STATED EXERCISE – Leave out every picture. Copy exactly the lines from the one holding "What Plotly code" through the one holding "import plotly.graph_objects as go".

━━━━━ ROWS ━━━━━

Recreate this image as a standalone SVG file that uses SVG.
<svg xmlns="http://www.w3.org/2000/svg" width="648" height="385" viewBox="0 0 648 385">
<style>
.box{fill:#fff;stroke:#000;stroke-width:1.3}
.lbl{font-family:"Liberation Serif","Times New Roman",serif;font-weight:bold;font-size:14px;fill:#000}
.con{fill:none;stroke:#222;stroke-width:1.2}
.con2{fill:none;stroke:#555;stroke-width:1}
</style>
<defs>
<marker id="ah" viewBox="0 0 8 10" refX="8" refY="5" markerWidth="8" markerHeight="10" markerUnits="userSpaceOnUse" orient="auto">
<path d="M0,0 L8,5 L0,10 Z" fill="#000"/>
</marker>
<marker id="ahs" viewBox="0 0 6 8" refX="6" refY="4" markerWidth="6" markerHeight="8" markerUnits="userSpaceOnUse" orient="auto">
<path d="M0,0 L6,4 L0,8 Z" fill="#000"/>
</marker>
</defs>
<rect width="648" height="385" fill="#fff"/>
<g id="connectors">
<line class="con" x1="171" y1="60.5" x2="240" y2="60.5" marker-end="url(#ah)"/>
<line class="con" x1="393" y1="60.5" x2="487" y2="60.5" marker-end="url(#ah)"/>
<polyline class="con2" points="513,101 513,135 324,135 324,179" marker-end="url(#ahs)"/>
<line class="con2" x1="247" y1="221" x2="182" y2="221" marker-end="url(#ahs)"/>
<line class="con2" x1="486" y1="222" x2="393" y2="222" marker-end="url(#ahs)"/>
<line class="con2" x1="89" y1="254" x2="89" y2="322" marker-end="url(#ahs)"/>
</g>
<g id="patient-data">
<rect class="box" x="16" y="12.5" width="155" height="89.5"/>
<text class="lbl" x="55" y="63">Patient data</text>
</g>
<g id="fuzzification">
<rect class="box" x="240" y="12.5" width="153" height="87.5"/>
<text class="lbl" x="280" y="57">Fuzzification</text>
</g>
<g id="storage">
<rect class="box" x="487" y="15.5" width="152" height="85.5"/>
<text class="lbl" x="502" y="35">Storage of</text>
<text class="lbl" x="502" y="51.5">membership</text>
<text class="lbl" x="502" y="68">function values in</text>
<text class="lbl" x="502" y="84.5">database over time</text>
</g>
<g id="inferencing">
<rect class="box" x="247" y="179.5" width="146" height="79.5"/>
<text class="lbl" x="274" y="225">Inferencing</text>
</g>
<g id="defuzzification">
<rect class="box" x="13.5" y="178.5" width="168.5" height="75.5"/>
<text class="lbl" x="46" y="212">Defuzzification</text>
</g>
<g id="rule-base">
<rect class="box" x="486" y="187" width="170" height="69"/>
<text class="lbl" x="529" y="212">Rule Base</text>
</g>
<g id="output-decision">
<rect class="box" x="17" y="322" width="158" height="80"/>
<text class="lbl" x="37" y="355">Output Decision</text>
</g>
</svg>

━━━━━
━━━━━ ROWS ━━━━━

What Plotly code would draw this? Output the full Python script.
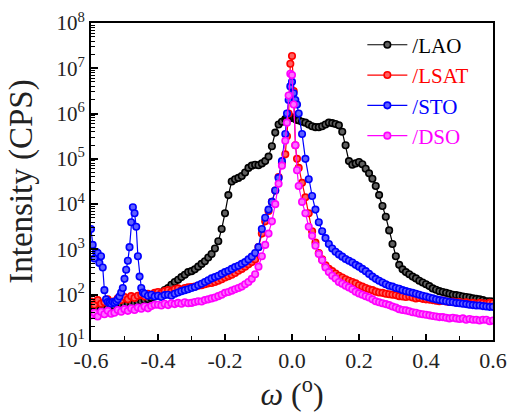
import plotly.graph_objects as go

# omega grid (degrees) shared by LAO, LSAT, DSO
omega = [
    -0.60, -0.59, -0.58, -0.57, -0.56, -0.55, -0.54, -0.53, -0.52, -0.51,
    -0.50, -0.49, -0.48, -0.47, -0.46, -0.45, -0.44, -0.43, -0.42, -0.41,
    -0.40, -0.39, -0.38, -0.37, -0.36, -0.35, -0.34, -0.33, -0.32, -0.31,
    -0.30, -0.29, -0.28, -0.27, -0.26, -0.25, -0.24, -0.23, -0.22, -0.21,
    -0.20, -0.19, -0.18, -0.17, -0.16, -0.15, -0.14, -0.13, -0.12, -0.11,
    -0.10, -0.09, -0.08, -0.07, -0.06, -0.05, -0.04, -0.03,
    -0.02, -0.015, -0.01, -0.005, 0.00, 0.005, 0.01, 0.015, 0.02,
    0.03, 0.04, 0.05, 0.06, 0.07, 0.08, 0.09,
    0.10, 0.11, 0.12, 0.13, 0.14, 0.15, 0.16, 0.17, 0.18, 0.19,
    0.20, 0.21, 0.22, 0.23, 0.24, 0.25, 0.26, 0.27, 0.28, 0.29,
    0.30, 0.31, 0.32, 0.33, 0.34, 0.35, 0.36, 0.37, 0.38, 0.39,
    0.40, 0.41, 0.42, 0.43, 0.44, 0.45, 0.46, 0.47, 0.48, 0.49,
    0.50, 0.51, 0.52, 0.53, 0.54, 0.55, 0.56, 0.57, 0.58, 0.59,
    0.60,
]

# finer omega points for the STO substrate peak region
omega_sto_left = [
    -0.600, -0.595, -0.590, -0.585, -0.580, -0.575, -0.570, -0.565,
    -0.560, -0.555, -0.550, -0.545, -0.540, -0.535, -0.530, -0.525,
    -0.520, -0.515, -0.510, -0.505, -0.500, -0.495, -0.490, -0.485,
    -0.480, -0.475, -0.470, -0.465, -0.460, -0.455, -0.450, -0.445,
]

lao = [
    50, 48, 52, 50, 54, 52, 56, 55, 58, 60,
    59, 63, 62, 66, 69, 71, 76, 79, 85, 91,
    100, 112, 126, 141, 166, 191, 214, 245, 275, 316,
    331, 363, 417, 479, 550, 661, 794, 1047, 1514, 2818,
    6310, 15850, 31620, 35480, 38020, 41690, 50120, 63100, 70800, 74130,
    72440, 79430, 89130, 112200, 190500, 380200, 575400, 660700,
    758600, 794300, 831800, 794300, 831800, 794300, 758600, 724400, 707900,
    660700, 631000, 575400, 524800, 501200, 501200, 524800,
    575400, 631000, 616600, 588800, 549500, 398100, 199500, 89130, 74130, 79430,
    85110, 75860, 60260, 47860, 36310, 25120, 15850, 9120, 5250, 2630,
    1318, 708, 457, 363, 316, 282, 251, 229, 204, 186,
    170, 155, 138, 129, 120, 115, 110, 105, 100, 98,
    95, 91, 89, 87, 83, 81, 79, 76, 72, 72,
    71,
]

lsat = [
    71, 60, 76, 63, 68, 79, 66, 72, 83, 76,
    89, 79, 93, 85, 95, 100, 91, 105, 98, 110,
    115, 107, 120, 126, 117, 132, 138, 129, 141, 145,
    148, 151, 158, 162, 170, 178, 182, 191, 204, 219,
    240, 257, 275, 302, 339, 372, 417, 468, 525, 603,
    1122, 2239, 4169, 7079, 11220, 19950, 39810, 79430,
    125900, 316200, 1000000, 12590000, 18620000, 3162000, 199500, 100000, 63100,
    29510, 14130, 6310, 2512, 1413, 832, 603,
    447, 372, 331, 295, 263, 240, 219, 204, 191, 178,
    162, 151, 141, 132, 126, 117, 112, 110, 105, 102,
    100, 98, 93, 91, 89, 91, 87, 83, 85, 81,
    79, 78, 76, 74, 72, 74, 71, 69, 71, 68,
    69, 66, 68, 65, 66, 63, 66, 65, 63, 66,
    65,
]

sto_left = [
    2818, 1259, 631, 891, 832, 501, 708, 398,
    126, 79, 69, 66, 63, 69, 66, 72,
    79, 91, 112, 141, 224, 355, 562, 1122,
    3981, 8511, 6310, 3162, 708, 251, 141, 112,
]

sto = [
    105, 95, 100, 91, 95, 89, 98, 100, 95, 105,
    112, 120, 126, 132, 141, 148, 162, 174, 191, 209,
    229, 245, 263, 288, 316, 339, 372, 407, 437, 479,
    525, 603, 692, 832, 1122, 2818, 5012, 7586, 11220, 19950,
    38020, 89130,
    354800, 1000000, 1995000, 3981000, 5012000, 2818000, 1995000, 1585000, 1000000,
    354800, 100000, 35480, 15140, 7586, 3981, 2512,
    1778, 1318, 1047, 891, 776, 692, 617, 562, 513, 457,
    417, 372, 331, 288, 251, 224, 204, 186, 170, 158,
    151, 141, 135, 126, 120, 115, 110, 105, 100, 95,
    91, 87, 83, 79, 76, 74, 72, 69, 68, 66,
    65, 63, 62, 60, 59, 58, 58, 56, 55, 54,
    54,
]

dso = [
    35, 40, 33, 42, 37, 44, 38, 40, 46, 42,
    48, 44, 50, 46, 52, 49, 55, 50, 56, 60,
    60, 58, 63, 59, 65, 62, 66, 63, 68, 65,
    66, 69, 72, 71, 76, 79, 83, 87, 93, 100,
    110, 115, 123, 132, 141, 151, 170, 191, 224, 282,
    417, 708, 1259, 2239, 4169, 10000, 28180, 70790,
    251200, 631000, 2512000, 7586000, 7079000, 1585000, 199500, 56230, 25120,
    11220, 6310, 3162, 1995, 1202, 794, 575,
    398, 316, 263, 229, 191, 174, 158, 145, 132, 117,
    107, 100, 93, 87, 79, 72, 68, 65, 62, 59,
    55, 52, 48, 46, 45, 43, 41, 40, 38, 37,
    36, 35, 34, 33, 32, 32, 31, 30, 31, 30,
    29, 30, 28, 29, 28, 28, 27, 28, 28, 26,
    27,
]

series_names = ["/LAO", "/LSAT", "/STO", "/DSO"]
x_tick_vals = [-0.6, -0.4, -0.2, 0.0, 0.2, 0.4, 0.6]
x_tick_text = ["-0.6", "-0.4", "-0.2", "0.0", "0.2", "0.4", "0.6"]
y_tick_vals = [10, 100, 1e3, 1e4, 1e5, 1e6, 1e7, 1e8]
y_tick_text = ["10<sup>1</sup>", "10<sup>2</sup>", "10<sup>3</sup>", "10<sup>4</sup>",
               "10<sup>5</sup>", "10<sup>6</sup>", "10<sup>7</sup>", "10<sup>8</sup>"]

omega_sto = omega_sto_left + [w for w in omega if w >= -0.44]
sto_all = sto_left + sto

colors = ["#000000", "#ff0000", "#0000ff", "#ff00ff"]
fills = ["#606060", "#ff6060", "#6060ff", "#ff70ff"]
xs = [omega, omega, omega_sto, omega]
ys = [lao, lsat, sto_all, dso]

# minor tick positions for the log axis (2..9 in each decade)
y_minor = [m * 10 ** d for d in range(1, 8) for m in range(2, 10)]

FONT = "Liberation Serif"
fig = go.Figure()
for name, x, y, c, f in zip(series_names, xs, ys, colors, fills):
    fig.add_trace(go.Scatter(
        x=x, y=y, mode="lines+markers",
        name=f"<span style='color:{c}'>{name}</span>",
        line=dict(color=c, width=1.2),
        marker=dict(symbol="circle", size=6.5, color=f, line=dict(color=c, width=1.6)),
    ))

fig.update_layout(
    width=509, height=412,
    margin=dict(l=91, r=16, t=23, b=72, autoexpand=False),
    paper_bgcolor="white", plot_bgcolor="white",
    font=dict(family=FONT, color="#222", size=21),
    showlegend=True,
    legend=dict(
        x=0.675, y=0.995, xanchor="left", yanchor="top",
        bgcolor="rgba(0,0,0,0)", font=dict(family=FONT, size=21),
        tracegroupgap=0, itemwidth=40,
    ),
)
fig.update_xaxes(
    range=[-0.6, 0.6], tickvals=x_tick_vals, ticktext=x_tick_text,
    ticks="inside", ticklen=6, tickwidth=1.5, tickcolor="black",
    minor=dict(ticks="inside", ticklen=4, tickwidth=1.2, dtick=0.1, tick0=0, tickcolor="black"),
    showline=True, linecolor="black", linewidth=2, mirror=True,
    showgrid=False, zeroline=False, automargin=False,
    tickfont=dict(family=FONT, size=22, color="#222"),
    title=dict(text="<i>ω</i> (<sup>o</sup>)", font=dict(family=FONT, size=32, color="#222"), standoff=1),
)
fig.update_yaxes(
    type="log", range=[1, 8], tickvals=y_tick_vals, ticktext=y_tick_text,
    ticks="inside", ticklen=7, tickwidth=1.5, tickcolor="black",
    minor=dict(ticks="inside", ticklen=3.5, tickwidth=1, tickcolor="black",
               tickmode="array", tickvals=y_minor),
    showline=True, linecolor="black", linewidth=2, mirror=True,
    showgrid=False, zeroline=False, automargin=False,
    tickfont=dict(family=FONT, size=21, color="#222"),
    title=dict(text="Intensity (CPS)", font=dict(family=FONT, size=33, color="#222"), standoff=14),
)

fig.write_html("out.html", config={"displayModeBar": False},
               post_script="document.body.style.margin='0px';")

━━━━━
━━━━━ ROWS ━━━━━

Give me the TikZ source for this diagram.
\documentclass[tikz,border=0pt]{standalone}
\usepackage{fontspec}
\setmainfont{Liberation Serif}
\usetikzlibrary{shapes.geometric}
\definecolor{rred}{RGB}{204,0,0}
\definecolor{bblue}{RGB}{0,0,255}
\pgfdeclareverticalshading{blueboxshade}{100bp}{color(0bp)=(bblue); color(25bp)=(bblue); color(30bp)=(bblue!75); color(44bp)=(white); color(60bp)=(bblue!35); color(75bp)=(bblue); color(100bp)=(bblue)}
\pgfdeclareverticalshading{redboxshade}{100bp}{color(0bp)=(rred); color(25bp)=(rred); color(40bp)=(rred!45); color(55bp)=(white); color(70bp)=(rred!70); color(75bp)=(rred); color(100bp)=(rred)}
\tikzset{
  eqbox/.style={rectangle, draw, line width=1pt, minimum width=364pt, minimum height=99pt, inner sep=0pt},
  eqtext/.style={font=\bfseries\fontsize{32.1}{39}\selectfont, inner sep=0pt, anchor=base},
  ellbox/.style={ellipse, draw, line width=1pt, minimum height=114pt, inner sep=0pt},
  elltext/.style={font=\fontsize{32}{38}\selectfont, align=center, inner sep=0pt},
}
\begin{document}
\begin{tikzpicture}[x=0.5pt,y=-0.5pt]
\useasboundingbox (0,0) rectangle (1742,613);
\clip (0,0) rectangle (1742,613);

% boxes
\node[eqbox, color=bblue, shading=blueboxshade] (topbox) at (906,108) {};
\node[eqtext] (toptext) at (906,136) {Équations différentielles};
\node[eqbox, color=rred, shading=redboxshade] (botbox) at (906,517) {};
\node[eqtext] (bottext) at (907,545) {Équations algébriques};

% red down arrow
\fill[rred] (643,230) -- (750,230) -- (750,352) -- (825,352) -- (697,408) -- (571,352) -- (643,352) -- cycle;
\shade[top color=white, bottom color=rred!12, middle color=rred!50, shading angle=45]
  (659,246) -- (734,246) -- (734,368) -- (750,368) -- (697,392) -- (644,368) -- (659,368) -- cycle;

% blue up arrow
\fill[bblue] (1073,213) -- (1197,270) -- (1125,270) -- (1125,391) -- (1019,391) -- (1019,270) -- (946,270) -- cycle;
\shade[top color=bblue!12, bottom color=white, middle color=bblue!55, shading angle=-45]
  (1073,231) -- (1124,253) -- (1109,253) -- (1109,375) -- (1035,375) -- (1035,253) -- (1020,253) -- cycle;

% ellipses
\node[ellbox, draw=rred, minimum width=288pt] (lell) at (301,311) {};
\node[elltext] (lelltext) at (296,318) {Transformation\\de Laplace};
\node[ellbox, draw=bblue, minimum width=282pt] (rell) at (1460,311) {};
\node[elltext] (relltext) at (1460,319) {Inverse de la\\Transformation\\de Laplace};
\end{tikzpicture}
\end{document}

━━━━━

RESPONSE TO THE TASK –
What Plotly code would draw this? Output the full Python script.
import plotly.graph_objects as go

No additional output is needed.